At fault is the method of interpretation followed by adherents of this system. A sound rule is that difficult passages of the Word, which Revelation 20 certainly is, must be explained in the light of simpler texts. One cannot escape the feeling, however, that with this view a preconceived theory is brought to Scripture, difficult passages are appealed to as proof, and then the attempt is made to b ring many simpler passages into line with the theory. The result is a violent splitting asunder of the Word, and thus of the redemptive work of God! But God is one. His Word is one (presented in two testaments, prophecy and fulfilment), and redemption is Jesus Christ is one!

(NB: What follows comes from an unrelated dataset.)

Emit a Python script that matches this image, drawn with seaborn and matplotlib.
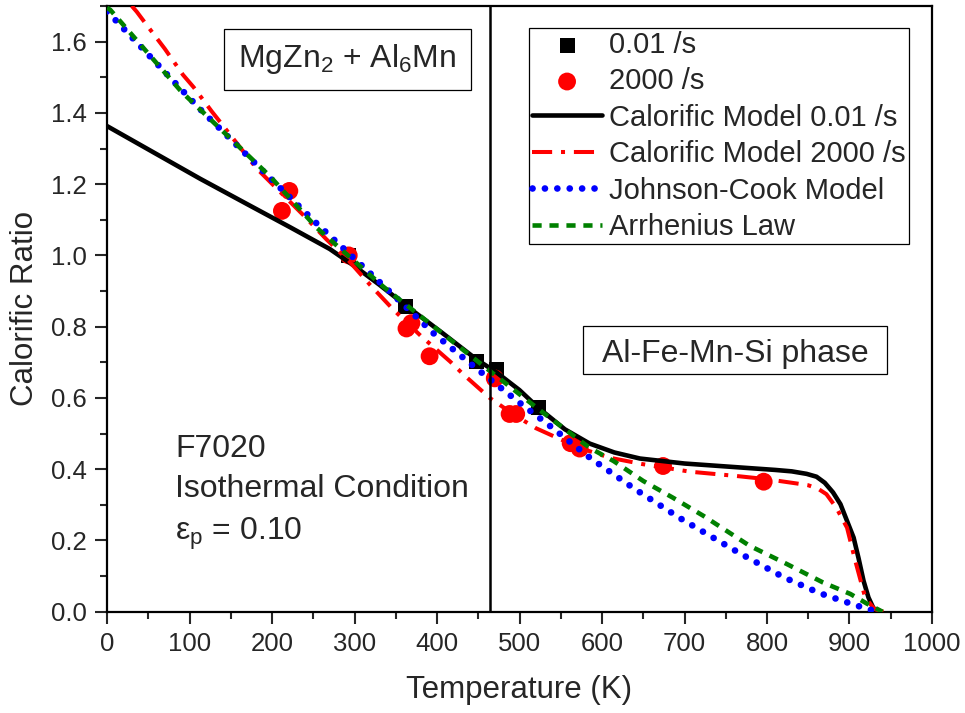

Positively, we live near the end of what Revelation 20 calls the “thousand years.” This millennium began at Pentecost and will end when time and history end. Christ shall return personally and visibly, shall call forth the dead from the graves and the seas, shall judge all men according to their works, and shall bring His sheep into one fold, the heavenly house of many mansions! Let the Reformed truth continue to be sounded “that the Son of God from the beginning to the end of the world, gathers, defends, and preserves to Himself by His Spirit and Word out of the whole human race, a church chosen to everlasting life, agreeing in true faith” (Heidelberg Catechism, Lord’s Day 21) Blessed are all those who are living members thereof!

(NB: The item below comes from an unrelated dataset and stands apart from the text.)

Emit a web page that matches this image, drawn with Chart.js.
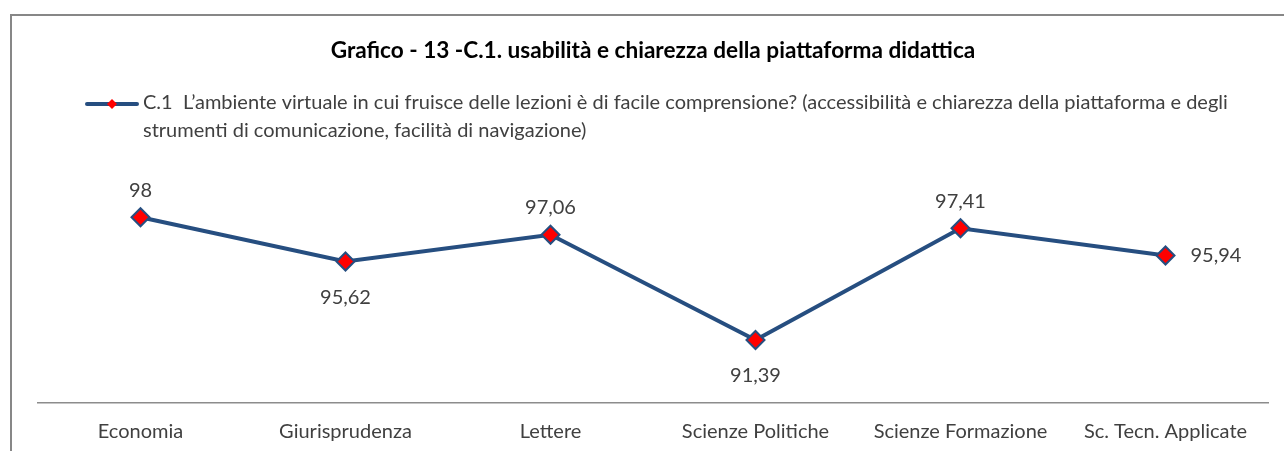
<!DOCTYPE html>
<html>
<head>
<meta charset="utf-8">
<script src="https://cdn.jsdelivr.net/npm/chart.js@4"></script>
<style>
html,body{margin:0;padding:0;background:#fff;}
#wrap{position:absolute;left:0;top:0;width:1284px;height:451px;}
</style>
</head>
<body>
<div id="wrap"><canvas id="c" width="1284" height="451"></canvas></div>
<script>
const categories = ["Economia", "Giurisprudenza", "Lettere", "Scienze Politiche", "Scienze Formazione", "Sc. Tecn. Applicate"];
const values = [98, 95.62, 97.06, 91.39, 97.41, 95.94];
const valueLabels = ["98", "95,62", "97,06", "91,39", "97,41", "95,94"];
const seriesName = ["C.1  L\u2019ambiente virtuale in cui fruisce delle lezioni \u00e8 di facile comprensione? (accessibilit\u00e0 e chiarezza della piattaforma e degli", "strumenti di comunicazione, facilit\u00e0 di navigazione)"];
const titleText = "Grafico - 13 -C.1. usabilit\u00e0 e chiarezza della piattaforma didattica";

const FONT = "Lato, 'Noto Sans', sans-serif";
const LINE = "#264E80";
const TEXT = "#404040";

const frame = {
  id: 'frame',
  beforeDraw(chart) {
    const ctx = chart.ctx;
    ctx.save();
    ctx.fillStyle = '#fff';
    ctx.fillRect(0, 0, chart.width, chart.height);
    ctx.strokeStyle = '#878787';
    ctx.lineWidth = 2;
    ctx.beginPath();
    ctx.moveTo(11, chart.height);
    ctx.lineTo(11, 15);
    ctx.lineTo(chart.width, 15);
    ctx.stroke();
    ctx.restore();
  }
};

const legendPlugin = {
  id: 'customLegend',
  afterDraw(chart) {
    const ctx = chart.ctx;
    ctx.save();
    ctx.strokeStyle = LINE;
    ctx.lineWidth = 4;
    ctx.lineCap = 'round';
    ctx.beginPath();
    ctx.moveTo(87, 104);
    ctx.lineTo(137, 104);
    ctx.stroke();
    ctx.fillStyle = '#FF0000';
    ctx.beginPath();
    ctx.moveTo(112, 99); ctx.lineTo(117, 104); ctx.lineTo(112, 109); ctx.lineTo(107, 104); ctx.closePath();
    ctx.fill();
    ctx.fillStyle = TEXT;
    ctx.font = "20px " + FONT;
    ctx.textBaseline = 'middle';
    ctx.textAlign = 'left';
    seriesName.forEach((t, i) => ctx.fillText(t, 143, 103 + i * 28));
    ctx.restore();
  }
};

const dataLabels = {
  id: 'dataLabels',
  afterDatasetsDraw(chart, args, opts) {
    const ctx = chart.ctx;
    const meta = chart.getDatasetMeta(0);
    ctx.save();
    ctx.fillStyle = TEXT;
    ctx.font = "20px " + FONT;
    meta.data.forEach((pt, i) => {
      const pos = opts.positions[i];
      let x = pt.x, y = pt.y;
      if (pos === 'top') { ctx.textAlign = 'center'; ctx.textBaseline = 'middle'; y -= 27; }
      else if (pos === 'bottom') { ctx.textAlign = 'center'; ctx.textBaseline = 'middle'; y += 36; }
      else { ctx.textAlign = 'left'; ctx.textBaseline = 'middle'; x += 25; }
      ctx.fillText(valueLabels[i], x, y);
    });
    ctx.restore();
  }
};

new Chart(document.getElementById('c'), {
  type: 'line',
  data: {
    labels: categories,
    datasets: [{
      label: seriesName.join(' '),
      data: values,
      borderColor: LINE,
      borderWidth: 4,
      tension: 0,
      pointStyle: 'rectRot',
      pointRadius: 9,
      pointHoverRadius: 9,
      pointBackgroundColor: '#FF0000',
      pointBorderColor: LINE,
      pointBorderWidth: 2
    }]
  },
  options: {
    responsive: false,
    animation: false,
    events: [],
    layout: { padding: { left: 38, right: 16, top: 0, bottom: 4 } },
    plugins: {
      legend: { display: false },
      tooltip: { enabled: false },
      title: {
        display: true,
        text: titleText,
        color: '#000',
        font: { family: FONT, size: 22.6, weight: 'bold' },
        padding: { top: 37, bottom: 116 }
      },
      dataLabels: { positions: ['top', 'bottom', 'top', 'bottom', 'top', 'right'] }
    },
    scales: {
      x: {
        offset: true,
        grid: { display: false, drawTicks: false },
        border: { display: true, color: '#8C8C8C', width: 1.5 },
        ticks: { color: TEXT, font: { family: FONT, size: 20 }, padding: 17, maxRotation: 0, autoSkip: false },
        afterFit(scale) { scale.height = 44; }
      },
      y: {
        display: false,
        min: 88,
        max: 100
      }
    }
  },
  plugins: [frame, legendPlugin, dataLabels]
});
</script>
</body>
</html>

R. L. Dabney (1820-1898): “… though it is now the fashion for these pre-Adventists [i.e., premillennialists] to claim the special honours of orthodoxy, their system is distinctly against that of the Westminster Confession. Not only does that standard ignore it totally: it expressly asserts the contrary: Ch. viii:4. ‘Christ shall return to judge men and angels at the end of the world.’ (Ch. xxxii:2). ‘At the last day … all the dead shall be raised up.’ (Chap. xxxiii:3). ‘So will He have that day unknown to men,’ &c. (Larger Cat. Qu. 56). ‘Christ shall come again at the last day,’ &c., Qu. 86, 87. ‘The members of the invisible Church … wait for the full redemption of their bodies … till at the last day they be again united to their souls.’ ‘We are to believe that at the last day there shall be a general resurrection of the dead, both of the just and unjust'” (Systematic Theology [Edinburgh: Banner, 1985], p. 839).